Bryan Ford: “Digital Personhood”
The ViSP Distinguished Lecture Series continues with a talk by Bryan Ford of EPFL, Switzerland.
This is an online-only event.
See description for details.
Bryan Ford leads the Decentralized/Distributed Systems (DEDIS) research laboratory at the Swiss Federal Institute of Technology in Lausanne (EPFL). Ford’s research focuses on decentralized systems, security and privacy, digital democracy, and blockchain technology. Since earning his Ph.D. at MIT, Ford has held faculty positions at Yale University and EPFL. His awards include the Jay Lepreau Best Paper Award, the NSF CAREER award, and the AXA Research Chair.
Inventions he is known for include parsing expression grammars, delegative or liquid democracy, and scalable sharded blockchains. He has advised numerous companies and governments, including serving on the US DARPA Information Science and Technology (ISAT) Study Group and on the Swiss Federal E-voting Experts Dialog.
Internet technologies have often been called “democratizing” by virtue of giving anyone a voice in countless online forums. Technology cannot actually be “democratizing” by democratic principles, however, unless it serves everyone, offers everyone not just a voice but an equal voice, and is accountable to and ultimately governed by the people it serves. Today’s technology offers not democracy but guardianship, subjecting our online lives to the arbitrary oversight of unelected employees, committees, platforms, and algorithms, which serve profit motives or special interests over our broader interests. Can we build genuinely democratizing technology that serves its users inclusively, equally, and securely?

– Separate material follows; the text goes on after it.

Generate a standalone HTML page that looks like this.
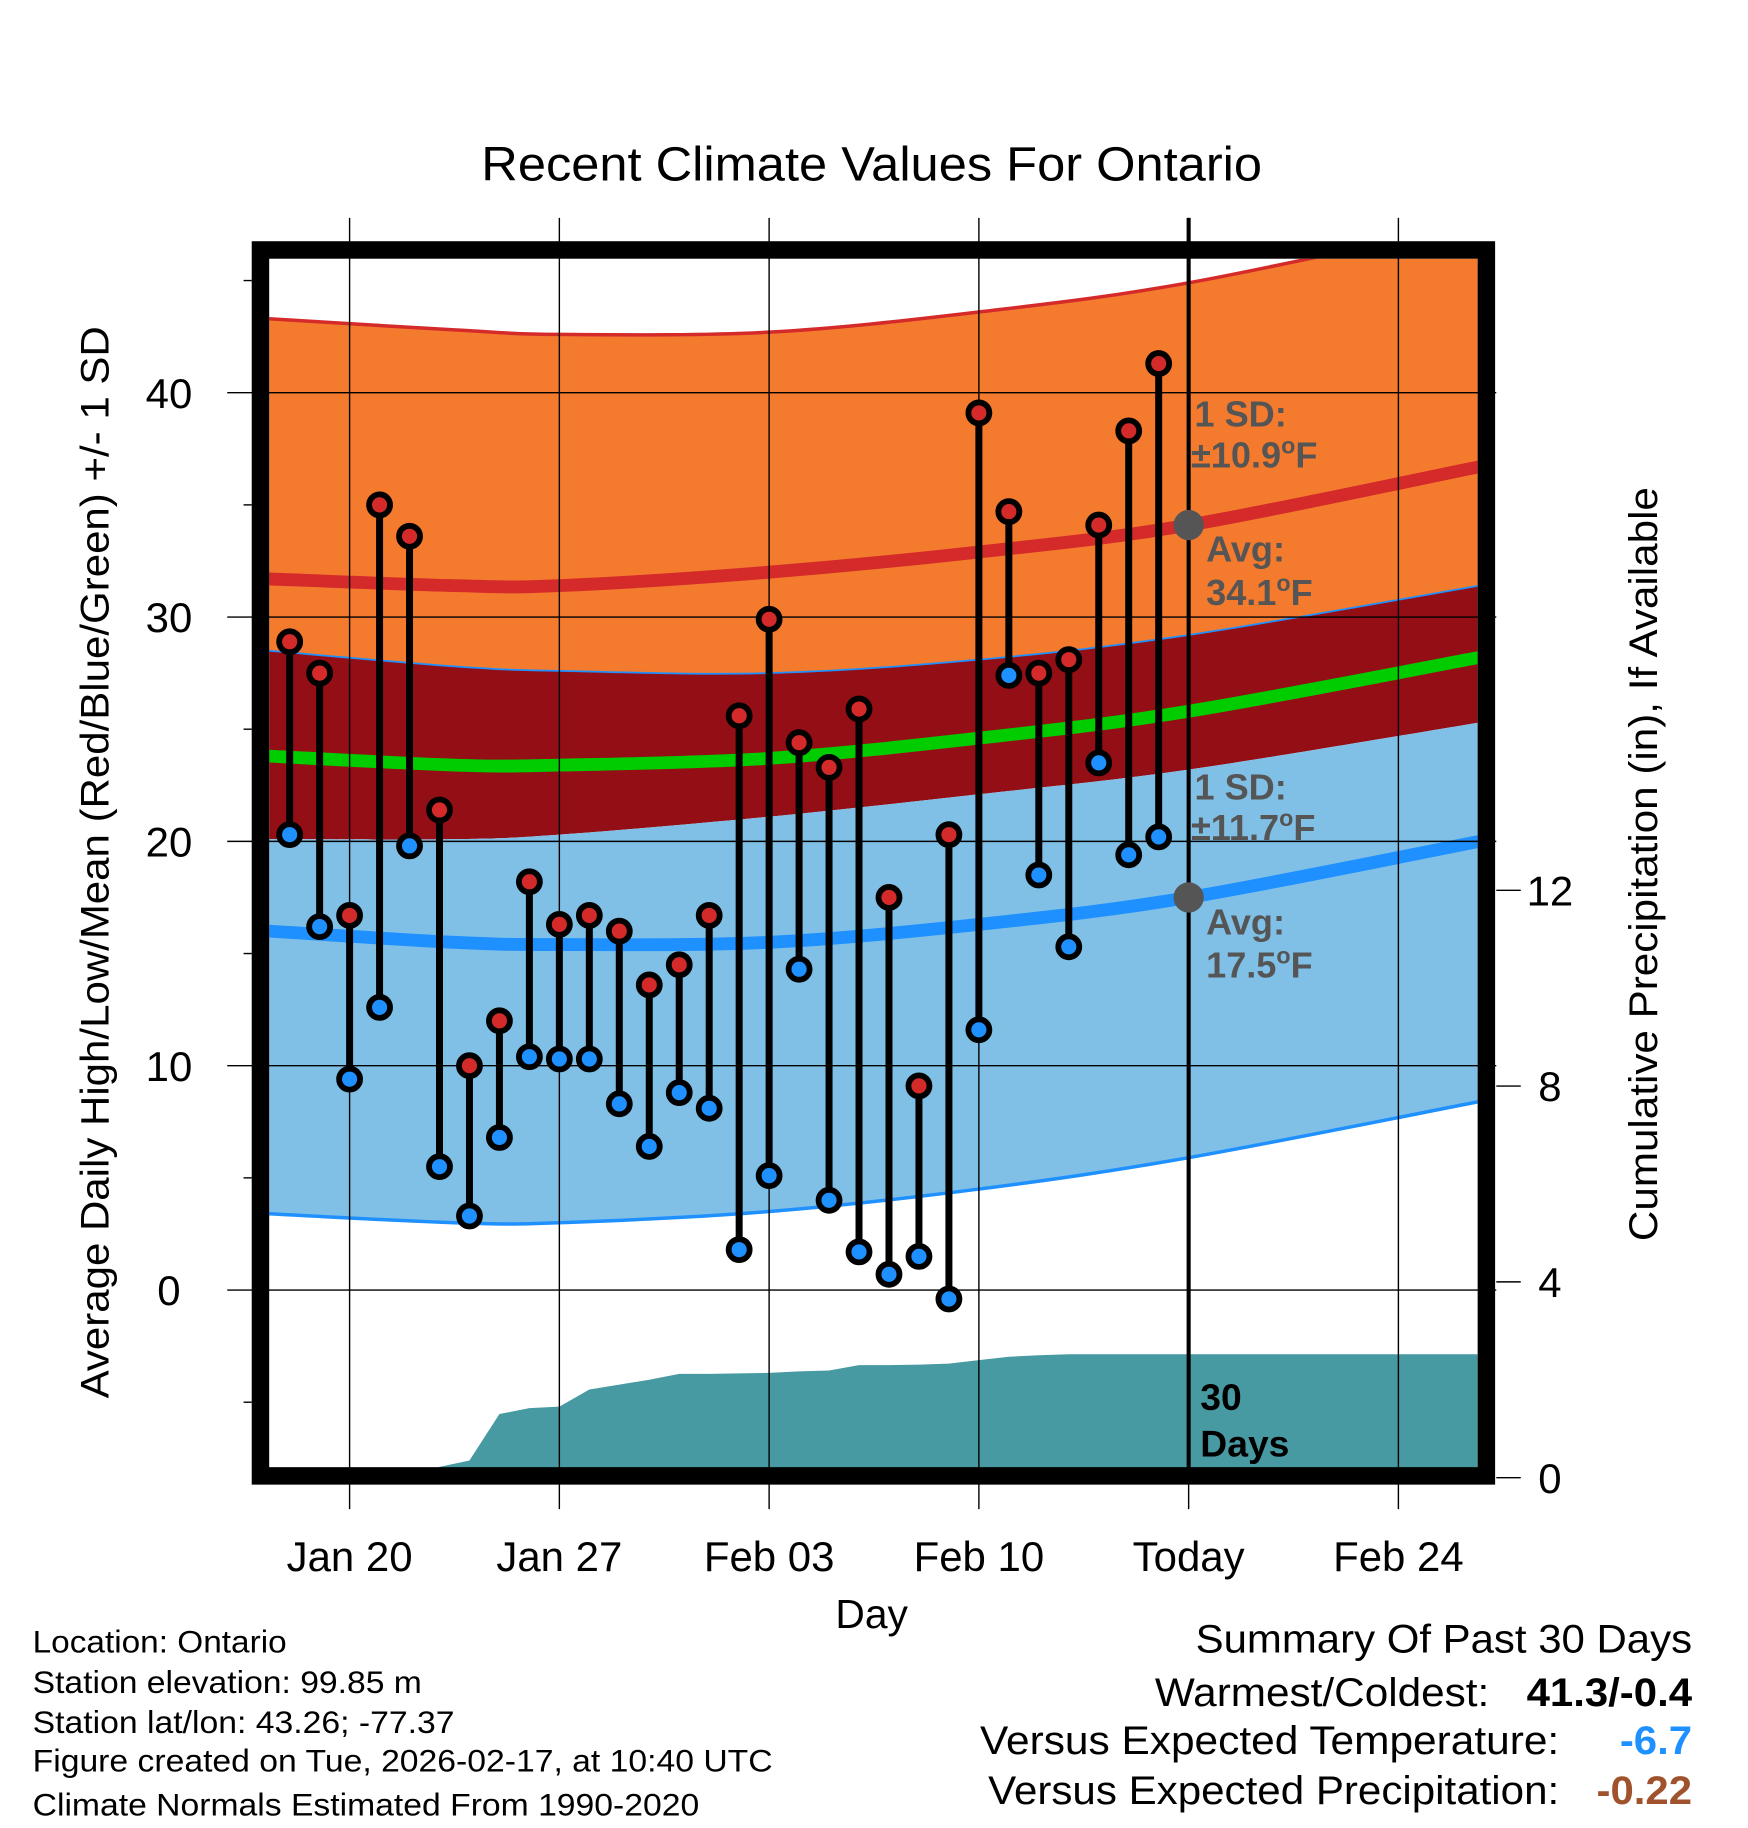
<!DOCTYPE html>
<html><head><meta charset="utf-8"><style>
html,body{margin:0;padding:0;background:#fff}
svg{display:block}
text{font-family:"Liberation Sans",Arial,sans-serif}
</style></head><body>
<svg id="chart" xmlns="http://www.w3.org/2000/svg" width="1748" height="1828" viewBox="0 0 1500 1568.65">
<g id="g"></g>
</svg>
<script>
// ---- data ----
const dayLabels = ["Jan 20","Jan 27","Feb 03","Feb 10","Today","Feb 24"];
const dayTicks = [0,7,14,21,28,35];
const highs = [28.9,27.5,16.7,35.0,33.6,21.4,10.0,12.0,18.2,16.3,16.7,16.0,13.6,14.5,16.7,25.6,29.9,24.4,23.3,25.9,17.5,9.1,20.3,39.1,34.7,27.5,28.1,34.1,38.3,41.3];
const lows  = [20.3,16.2,9.4,12.6,19.8,5.5,3.3,6.8,10.4,10.3,10.3,8.3,6.4,8.8,8.1,1.8,5.1,14.3,4.0,1.7,0.7,1.5,-0.4,11.6,27.4,18.5,15.3,23.5,19.4,20.2];
const precip = [0,0,0,0,0.0,0.22,0.35,1.3,1.42,1.45,1.8,1.9,2.0,2.12,2.12,2.13,2.14,2.17,2.19,2.3,2.3,2.31,2.33,2.4,2.47,2.5,2.52,2.52,2.52,2.52];
const normDays   = [-2.7,3.5,7,14,21,28,37.7];
const highPlusSD = [43.3,42.8,42.6,42.7,43.6,44.9,47.6];
const highAvg    = [31.7,31.4,31.4,32.0,32.9,34.1,36.7];
const highMinSD  = [28.5,27.8,27.6,27.5,28.1,29.2,31.4];
const meanAvg    = [23.8,23.4,23.4,23.7,24.6,25.8,28.2];
const lowPlusSD  = [20.1,20.1,20.3,21.1,22.1,23.2,25.3];
const lowAvg     = [16.0,15.5,15.4,15.5,16.3,17.5,20.0];
const lowMinSD   = [3.4,3.0,3.0,3.5,4.5,5.9,8.4];
const yTicks = [0,10,20,30,40];
const pTicks = [0,4,8,12];

// ---- axes ----
const X0=231,X1=1268,Y0=222,Y1=1260;
const xs = d => 300 + d*180/7;
const ys = v => 1107 - v*19.25;
const yp = v => 1268 - v*42;
const NS="http://www.w3.org/2000/svg";
const g=document.getElementById('g');
function el(t,a,p){const e=document.createElementNS(NS,t);for(const k in a)e.setAttribute(k,a[k]);(p||g).appendChild(e);return e;}
function txt(s,a,p){const e=el('text',a,p);e.textContent=s;return e;}
function fit(e,w){e.setAttribute('textLength',w);e.setAttribute('lengthAdjust','spacingAndGlyphs');}
function curvePts(arr){return normDays.map((d,i)=>[xs(d),ys(arr[i])]);}
function smooth(pts){let s='M'+pts[0][0]+','+pts[0][1];for(let i=0;i<pts.length-1;i++){const p0=pts[Math.max(0,i-1)],p1=pts[i],p2=pts[i+1],p3=pts[Math.min(pts.length-1,i+2)];
 s+=' C'+(p1[0]+(p2[0]-p0[0])/6)+','+(p1[1]+(p2[1]-p0[1])/6)+' '+(p2[0]-(p3[0]-p1[0])/6)+','+(p2[1]-(p3[1]-p1[1])/6)+' '+p2[0]+','+p2[1];}return s;}
function band(top,bot){const a=curvePts(top),b=curvePts(bot).reverse();let s=smooth(a);s+=' L'+b[0][0]+','+b[0][1];s+=smooth(b).replace(/^M[^ ]+/,'');return s+' Z';}

const defs=el('defs',{});
const cp=el('clipPath',{id:'clip'},defs);el('rect',{x:X0,y:Y0,width:X1-X0,height:Y1-Y0},cp);
const plot=el('g',{'clip-path':'url(#clip)'});

let e;
e=el('path',{d:band(highPlusSD,highMinSD),fill:'#f47a2e'},plot);

e=el('path',{d:band(highMinSD,lowPlusSD),fill:'#940e16'},plot);

e=el('path',{d:band(lowPlusSD,lowMinSD),fill:'#80c0e6'},plot);

e=el('path',{d:smooth(curvePts(highPlusSD)),fill:'none',stroke:'#d42a2a','stroke-width':3},plot);

e=el('path',{d:smooth(curvePts(highMinSD)),fill:'none',stroke:'#1e90ff','stroke-width':1.5},plot);

e=el('path',{d:smooth(curvePts(lowMinSD)),fill:'none',stroke:'#1e90ff','stroke-width':3},plot);

e=el('path',{d:smooth(curvePts(highAvg)),fill:'none',stroke:'#d42a2a','stroke-width':11},plot);

e=el('path',{d:smooth(curvePts(meanAvg)),fill:'none',stroke:'#00cc00','stroke-width':11},plot);

e=el('path',{d:smooth(curvePts(lowAvg)),fill:'none',stroke:'#1e90ff','stroke-width':11},plot);


// precip area
let pd='M'+xs(-2)+','+yp(0);
precip.forEach((v,i)=>{pd+=' L'+xs(i-2)+','+yp(v);});
pd+=' L'+X1+','+yp(precip[precip.length-1])+' L'+X1+','+yp(0)+' Z';
e=el('path',{d:pd,fill:'#4799a2'},plot);


// grid
yTicks.forEach(v=>{e=el('line',{x1:195,x2:1284,y1:ys(v),y2:ys(v),stroke:'#000','stroke-width':1.2});
});
dayTicks.forEach(d=>{e=el('line',{x1:xs(d),x2:xs(d),y1:187,y2:1295,stroke:'#000','stroke-width':1.2});
});
[-5,5,15,25,35,45].forEach(v=>{el('line',{x1:209,x2:216,y1:ys(v),y2:ys(v),stroke:'#000','stroke-width':1.2});});

// today line
e=el('line',{x1:xs(28),x2:xs(28),y1:187,y2:Y1,stroke:'#000','stroke-width':3.5});


// stems and dots
highs.forEach((h,i)=>{const x=xs(i-2);
 e=el('line',{x1:x,x2:x,y1:ys(h),y2:ys(lows[i]),stroke:'#000','stroke-width':6});
 
 e=el('circle',{cx:x,cy:ys(h),r:9,fill:'#d42a2a',stroke:'#000','stroke-width':5});
 
 e=el('circle',{cx:x,cy:ys(lows[i]),r:9,fill:'#1e90ff',stroke:'#000','stroke-width':5});
 
});
e=el('circle',{cx:xs(28),cy:ys(highAvg[5]),r:13,fill:'#555'});

e=el('circle',{cx:xs(28),cy:ys(lowAvg[5]),r:13,fill:'#555'});


// annotations
const ann=[["1 SD:",1025,366,'high-sd-label'],["±10.9°F",1022,401,'high-sd-value'],["Avg:",1035,482,'high-avg-label'],["34.1°F",1035,519,'high-avg-value'],
["1 SD:",1025,686,'low-sd-label'],["±11.7°F",1022,721,'low-sd-value'],["Avg:",1035,802,'low-avg-label'],["17.5°F",1035,839,'low-avg-value']];
ann.forEach(a=>{e=txt(a[0],{x:a[1],y:a[2],'font-size':31,'font-weight':'bold',fill:'#555'});
 if(a[0].includes('°F')){e.textContent=a[0].replace('°F','');const t=el('tspan',{dy:-12,'font-size':20},e);t.textContent='o';const t2=el('tspan',{dy:12},e);t2.textContent='F';}
 });
e=txt("30",{x:1030,y:1210,'font-size':32,'font-weight':'bold',fill:'#000'});

e=txt("Days",{x:1030,y:1250,'font-size':32,'font-weight':'bold',fill:'#000'});


// frame
e=el('rect',{x:223.5,y:214.5,width:1052,height:1052,fill:'none',stroke:'#000','stroke-width':15});


// right axis ticks
pTicks.forEach(v=>{el('line',{x1:1284,x2:1305,y1:yp(v),y2:yp(v),stroke:'#000','stroke-width':1.2});
 e=txt(String(v),{x:1330,y:yp(v)+13,'font-size':36,'text-anchor':'middle'});
 });
yTicks.forEach(v=>{e=txt(String(v),{x:145,y:ys(v)+13,'font-size':36,'text-anchor':'middle'});
 });
dayLabels.forEach((s,i)=>{e=txt(s,{x:xs(dayTicks[i]),y:1348,'font-size':36,'text-anchor':'middle'});
 });

// titles
e=txt("Recent Climate Values For Ontario",{x:413,y:155,'font-size':41});fit(e,670);

e=txt("Day",{x:748,y:1397,'font-size':35,'text-anchor':'middle'});

e=txt("Average Daily High/Low/Mean (Red/Blue/Green) +/- 1 SD",{x:0,y:0,'font-size':34,transform:'translate(93,1200) rotate(-90)'});fit(e,920);

e=txt("Cumulative Precipitation (in), If Available",{x:0,y:0,'font-size':34,transform:'translate(1422,1065) rotate(-90)'});fit(e,647);


// footer
const info=[["Location: Ontario",1418,218],["Station elevation: 99.85 m",1453,334],["Station lat/lon: 43.26; -77.37",1487,362],["Figure created on Tue, 2026-02-17, at 10:40 UTC",1520,635],["Climate Normals Estimated From 1990-2020",1558,572]];
info.forEach(a=>{e=txt(a[0],{x:28,y:a[1],'font-size':27});fit(e,a[2]);});
function rt(s,xr,y,w,extra,name){const a={x:xr-w,y:y,'font-size':34};Object.assign(a,extra||{});e=txt(s,a);fit(e,w);
 }
rt("Summary Of Past 30 Days",1452,1418,426,null,'summary-title');
rt("Warmest/Coldest:",1278,1464,287,null,'warmest-coldest-label');
rt("41.3/-0.4",1452,1464,142,{'font-weight':'bold'},'warmest-coldest-value');
rt("Versus Expected Temperature:",1338,1505,497,null,'temp-anomaly-label');
rt("-6.7",1452,1505,62,{'font-weight':'bold',fill:'#1e90ff'},'temp-anomaly-value');
rt("Versus Expected Precipitation:",1338,1548,490,null,'precip-anomaly-label');
rt("-0.22",1452,1548,82,{'font-weight':'bold',fill:'#a0522d'},'precip-anomaly-value');
</script>
</body></html>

A necessary first step is digital personhood: enabling technology to distinguish between real people and fake accounts such as sock puppets, bots, or deep fakes. Digital identity approaches undermine privacy and threaten our effective voice and freedoms, however, both in existing real-world democracies and in online forums that we might wish to embody democratic ideals. An emerging ecosystem of “proof of personhood” schemes attempts to give willing participants exactly one credential each while avoiding the privacy risks of digital identity. Proof of personhood schemes may operate in the physical world or online, building on security foundations such as in-peron events, biometrics, social trust networks, and Turing tests. We will explore the promise and challenges of secure digital personhood, and the tradeoffs of different approaches along the key metrics of security, privacy, inclusion, and equality. We will cover further security challenges such as resisting collusion, coercion, or vote-buying. Finally, we will outline a few applications of secure digital personhood, both already prototyped and envisioned.
Join us via Zoom: tuwien.zoom.us/j/91576022024
About The Lecture Series
ViSP is organizing a Distinguished Lecture Series with internationally renowned researchers from the field of Security & Privacy. Every month there will be a talk on a current research topic, followed by an open discussion.
ViSP, the Vienna Cybersecurity and Privacy Research Center, consists of researchers from IST Austria, TU Wien and Uni Wien. With these three institutes, Vienna offers an exceptional degree of excellence for research in the area of Security and Privacy. The mission of ViSP is to unlock the true potential of the location by fostering collaborations between different institutes in Vienna. This collaboration strives to do impactful research and advance state of the art, securing Vienna’s pioneer role in the research in Security and Privacy.